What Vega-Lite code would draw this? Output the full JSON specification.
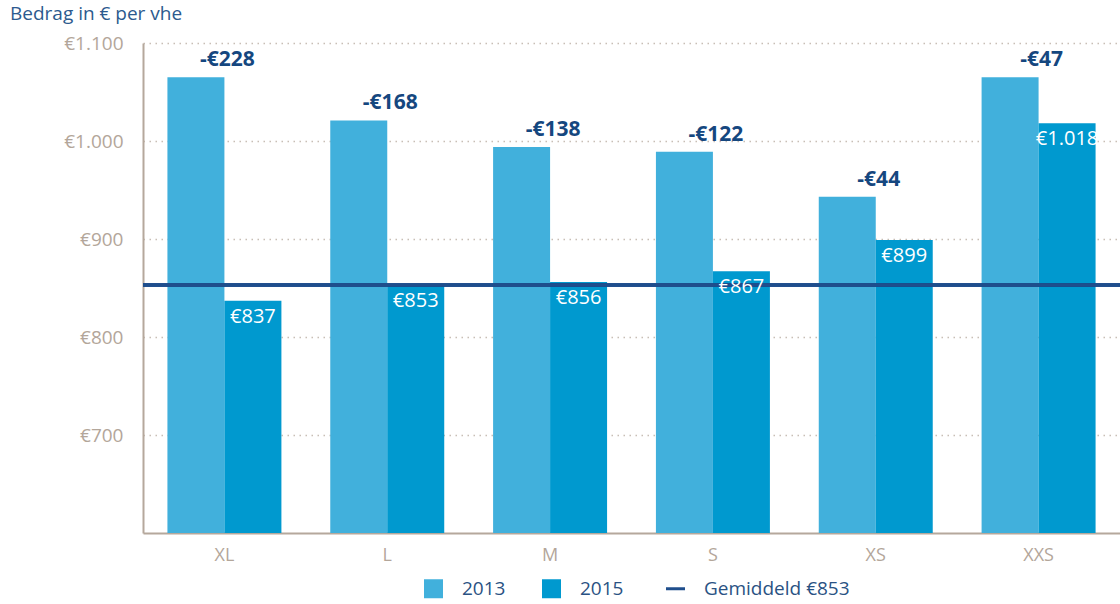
{
  "$schema": "https://vega.github.io/schema/vega-lite/v6.json",
  "width": 977,
  "height": 490,
  "autosize": {"type": "none"},
  "padding": {"left": 143, "top": 43, "right": 0, "bottom": 71},
  "config": {
    "locale": {"number": {"decimal": ",", "thousands": ".", "grouping": [3], "currency": ["€", ""], "minus": "-"}},
    "view": {"stroke": null},
    "font": "Open Sans",
    "axisX": {"title": null, "labelColor": "#B3A69A", "labelFontSize": 18, "labelPadding": 13, "ticks": false, "domainColor": "#B5A89C", "domainWidth": 2, "labelAngle": 0, "grid": false, "zindex": 1},
    "axisY": {"title": null, "labelColor": "#B3A69A", "labelFontSize": 19, "labelPadding": 20, "ticks": false, "domainColor": "#B5A89C", "domainWidth": 2, "gridColor": "#B0A295", "gridDash": [1.5, 4.5], "gridWidth": 1.5, "gridOpacity": 0.7, "zindex": 1},
    "legend": {"title": null, "labelFontSize": 19, "labelColor": "#2A5283", "labelFont": "Open Sans", "symbolSize": 361, "symbolType": "square", "labelOffset": 19, "columnPadding": 36, "padding": 0}
  },
  "title": {"text": "Bedrag in € per vhe", "anchor": "start", "frame": "group", "dx": -133, "fontSize": 19, "fontWeight": "normal", "color": "#2C5A8E", "offset": 10, "font": "Open Sans"},
  "data": {
    "values": [
      {"cat": "XL", "year": "2013", "value": 1065, "diff": -228},
      {"cat": "XL", "year": "2015", "value": 837},
      {"cat": "L", "year": "2013", "value": 1021, "diff": -168},
      {"cat": "L", "year": "2015", "value": 853},
      {"cat": "M", "year": "2013", "value": 994, "diff": -138},
      {"cat": "M", "year": "2015", "value": 856},
      {"cat": "S", "year": "2013", "value": 989, "diff": -122},
      {"cat": "S", "year": "2015", "value": 867},
      {"cat": "XS", "year": "2013", "value": 943, "diff": -44},
      {"cat": "XS", "year": "2015", "value": 899},
      {"cat": "XXS", "year": "2013", "value": 1065, "diff": -47},
      {"cat": "XXS", "year": "2015", "value": 1018}
    ]
  },
  "layer": [
    {
      "mark": {"type": "bar", "clip": true},
      "encoding": {
        "x": {"field": "cat", "type": "nominal", "sort": ["XL", "L", "M", "S", "XS", "XXS"], "scale": {"paddingInner": 0.3, "paddingOuter": 0.15}},
        "xOffset": {"field": "year", "type": "nominal", "scale": {"paddingInner": 0, "paddingOuter": 0}},
        "y": {"field": "value", "type": "quantitative", "scale": {"domain": [600, 1100], "nice": false, "zero": false}, "axis": {"values": [700, 800, 900, 1000, 1100], "format": "$,.0f"}},
        "color": {
          "field": "year", "type": "nominal",
          "scale": {"domain": ["2013", "2015", "Gemiddeld €853"], "range": ["#41B0DC", "#0099CF", "#1F4E8C"]},
          "legend": {
            "orient": "none", "legendX": 281, "legendY": 536, "direction": "horizontal",
            "encode": {"symbols": {"update": {
              "shape": {"signal": "datum.value === 'Gemiddeld €853' ? 'stroke' : 'square'"},
              "fill": {"signal": "datum.value === 'Gemiddeld €853' ? 'transparent' : (datum.value === '2013' ? '#82CDEA' : '#0099CF')"},
              "stroke": {"signal": "datum.value === 'Gemiddeld €853' ? '#1F4E8C' : 'transparent'"},
              "strokeWidth": {"signal": "datum.value === 'Gemiddeld €853' ? 3 : 0"},
              "opacity": {"value": 1},
              "fillOpacity": {"value": 1}
            }}}
          }
        }
      }
    },
    {
      "mark": {"type": "rule", "strokeWidth": 2.5},
      "encoding": {
        "y": {"datum": 853},
        "color": {"datum": "Gemiddeld €853"}
      }
    },
    {
      "transform": [{"filter": "datum.year === '2013'"}],
      "mark": {"type": "text", "fontWeight": "bold", "fontSize": 21, "color": "#15477F", "baseline": "bottom", "dy": -7, "dx": 3},
      "encoding": {
        "x": {"field": "cat", "type": "nominal", "sort": ["XL", "L", "M", "S", "XS", "XXS"]},
        "y": {"field": "value", "type": "quantitative"},
        "text": {"field": "diff", "type": "quantitative", "format": "$,.0f"}
      }
    },
    {
      "transform": [{"filter": "datum.year === '2015'"}],
      "mark": {"type": "text", "fontSize": 20, "color": "#FFFFFF", "baseline": "top", "dy": 6},
      "encoding": {
        "x": {"field": "cat", "type": "nominal", "sort": ["XL", "L", "M", "S", "XS", "XXS"]},
        "xOffset": {"field": "year", "type": "nominal"},
        "y": {"field": "value", "type": "quantitative"},
        "text": {"field": "value", "type": "quantitative", "format": "$,.0f"}
      }
    }
  ]
}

Job>
Each line of the material must be retyped exactly, except that images are omitted.

Correct response>
What Vega-Lite code would draw this? Output the full JSON specification.
{
  "$schema": "https://vega.github.io/schema/vega-lite/v6.json",
  "width": 977,
  "height": 490,
  "autosize": {"type": "none"},
  "padding": {"left": 143, "top": 43, "right": 0, "bottom": 71},
  "config": {
    "locale": {"number": {"decimal": ",", "thousands": ".", "grouping": [3], "currency": ["€", ""], "minus": "-"}},
    "view": {"stroke": null},
    "font": "Open Sans",
    "axisX": {"title": null, "labelColor": "#B3A69A", "labelFontSize": 18, "labelPadding": 13, "ticks": false, "domainColor": "#B5A89C", "domainWidth": 2, "labelAngle": 0, "grid": false, "zindex": 1},
    "axisY": {"title": null, "labelColor": "#B3A69A", "labelFontSize": 19, "labelPadding": 20, "ticks": false, "domainColor": "#B5A89C", "domainWidth": 2, "gridColor": "#B0A295", "gridDash": [1.5, 4.5], "gridWidth": 1.5, "gridOpacity": 0.7, "zindex": 1},
    "legend": {"title": null, "labelFontSize": 19, "labelColor": "#2A5283", "labelFont": "Open Sans", "symbolSize": 361, "symbolType": "square", "labelOffset": 19, "columnPadding": 36, "padding": 0}
  },
  "title": {"text": "Bedrag in € per vhe", "anchor": "start", "frame": "group", "dx": -133, "fontSize": 19, "fontWeight": "normal", "color": "#2C5A8E", "offset": 10, "font": "Open Sans"},
  "data": {
    "values": [
      {"cat": "XL", "year": "2013", "value": 1065, "diff": -228},
      {"cat": "XL", "year": "2015", "value": 837},
      {"cat": "L", "year": "2013", "value": 1021, "diff": -168},
      {"cat": "L", "year": "2015", "value": 853},
      {"cat": "M", "year": "2013", "value": 994, "diff": -138},
      {"cat": "M", "year": "2015", "value": 856},
      {"cat": "S", "year": "2013", "value": 989, "diff": -122},
      {"cat": "S", "year": "2015", "value": 867},
      {"cat": "XS", "year": "2013", "value": 943, "diff": -44},
      {"cat": "XS", "year": "2015", "value": 899},
      {"cat": "XXS", "year": "2013", "value": 1065, "diff": -47},
      {"cat": "XXS", "year": "2015", "value": 1018}
    ]
  },
  "layer": [
    {
      "mark": {"type": "bar", "clip": true},
      "encoding": {
        "x": {"field": "cat", "type": "nominal", "sort": ["XL", "L", "M", "S", "XS", "XXS"], "scale": {"paddingInner": 0.3, "paddingOuter": 0.15}},
        "xOffset": {"field": "year", "type": "nominal", "scale": {"paddingInner": 0, "paddingOuter": 0}},
        "y": {"field": "value", "type": "quantitative", "scale": {"domain": [600, 1100], "nice": false, "zero": false}, "axis": {"values": [700, 800, 900, 1000, 1100], "format": "$,.0f"}},
        "color": {
          "field": "year", "type": "nominal",
          "scale": {"domain": ["2013", "2015", "Gemiddeld €853"], "range": ["#41B0DC", "#0099CF", "#1F4E8C"]},
          "legend": {
            "orient": "none", "legendX": 281, "legendY": 536, "direction": "horizontal",
            "encode": {"symbols": {"update": {
              "shape": {"signal": "datum.value === 'Gemiddeld €853' ? 'stroke' : 'square'"},
              "fill": {"signal": "datum.value === 'Gemiddeld €853' ? 'transparent' : (datum.value === '2013' ? '#82CDEA' : '#0099CF')"},
              "stroke": {"signal": "datum.value === 'Gemiddeld €853' ? '#1F4E8C' : 'transparent'"},
              "strokeWidth": {"signal": "datum.value === 'Gemiddeld €853' ? 3 : 0"},
              "opacity": {"value": 1},
              "fillOpacity": {"value": 1}
            }}}
          }
        }
      }
    },
    {
      "mark": {"type": "rule", "strokeWidth": 2.5},
      "encoding": {
        "y": {"datum": 853},
        "color": {"datum": "Gemiddeld €853"}
      }
    },
    {
      "transform": [{"filter": "datum.year === '2013'"}],
      "mark": {"type": "text", "fontWeight": "bold", "fontSize": 21, "color": "#15477F", "baseline": "bottom", "dy": -7, "dx": 3},
      "encoding": {
        "x": {"field": "cat", "type": "nominal", "sort": ["XL", "L", "M", "S", "XS", "XXS"]},
        "y": {"field": "value", "type": "quantitative"},
        "text": {"field": "diff", "type": "quantitative", "format": "$,.0f"}
      }
    },
    {
      "transform": [{"filter": "datum.year === '2015'"}],
      "mark": {"type": "text", "fontSize": 20, "color": "#FFFFFF", "baseline": "top", "dy": 6},
      "encoding": {
        "x": {"field": "cat", "type": "nominal", "sort": ["XL", "L", "M", "S", "XS", "XXS"]},
        "xOffset": {"field": "year", "type": "nominal"},
        "y": {"field": "value", "type": "quantitative"},
        "text": {"field": "value", "type": "quantitative", "format": "$,.0f"}
      }
    }
  ]
}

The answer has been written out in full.